I checked it on pen and paper, as well. Seems about right. :) I think I can work my way up from here. Quick way or not, it gets the job done, yeah? Thank you very, very much!

21. anonymous

yw. and i hope it is clear how to do the second part. only two ways to get $x^7$ out of your product, $(1-5x^2)(x+k/x)^7.$ $1\times x^7$ and $-5x^2\times a_5x^5$ so your real job is to find the coefficient of the term of degree 5 in the expansion you just did. i would cheat my brains out for that one

22. anonymous

ick. your math teacher must hate you

23. anonymous

No use expanding it the whole way, anyway. :)) You have no idea.

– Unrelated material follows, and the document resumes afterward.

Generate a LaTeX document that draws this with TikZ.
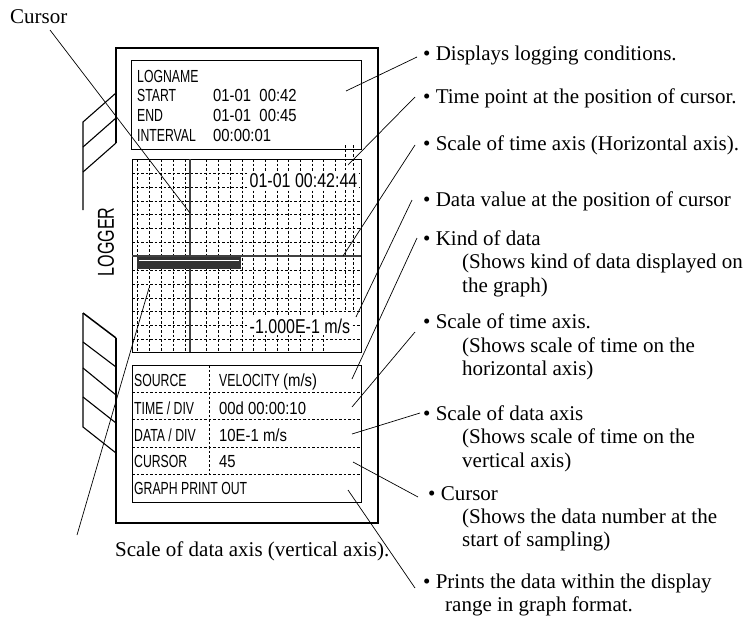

Gave me 3 sets of these questions.

24. anonymous

well once you have $k=\frac{3}{5}$ and the form $\dbinom{7}{j}(\frac{3}{5})^{7-j}x^{2j-7}$ you can put $2j-7=5$ $j=6$ and compute that way.you get $a_5=\dbinom{7}{5}(\frac{3}{5}) = 21\times \frac{3}{5}$ and the multiply by -5 and then add one, (for the other x^7 term. i will try it

25. anonymous

damn i screwed up somehow. first answer is right, but this one i messed up

26. anonymous

I am... I'm sorry, but that totally confused me.

27. anonymous

oh duh, it is $\dbinom{7}{6}\times \frac{3}{5}=7\times \frac{3}{5}=\frac{21}{5}$

28. anonymous

the second part of the problem is this $(1-5x^2)(x+\frac{k}{x})^7.$ right?

29. anonymous

and you want the coefficient of the term $x^7$

30. anonymous

NONONO. I think I'd be able to do it. D: I really want to try it out by myself.

31. anonymous

so how can you get a term that has degree 7 when you multiply out? one way is you will have a term of degree seven in the expansion of the second part, times 1 and then another way ... ok i will be quiet. post if you get stuck

32. anonymous

:)) Swear I will. A million thanks to you.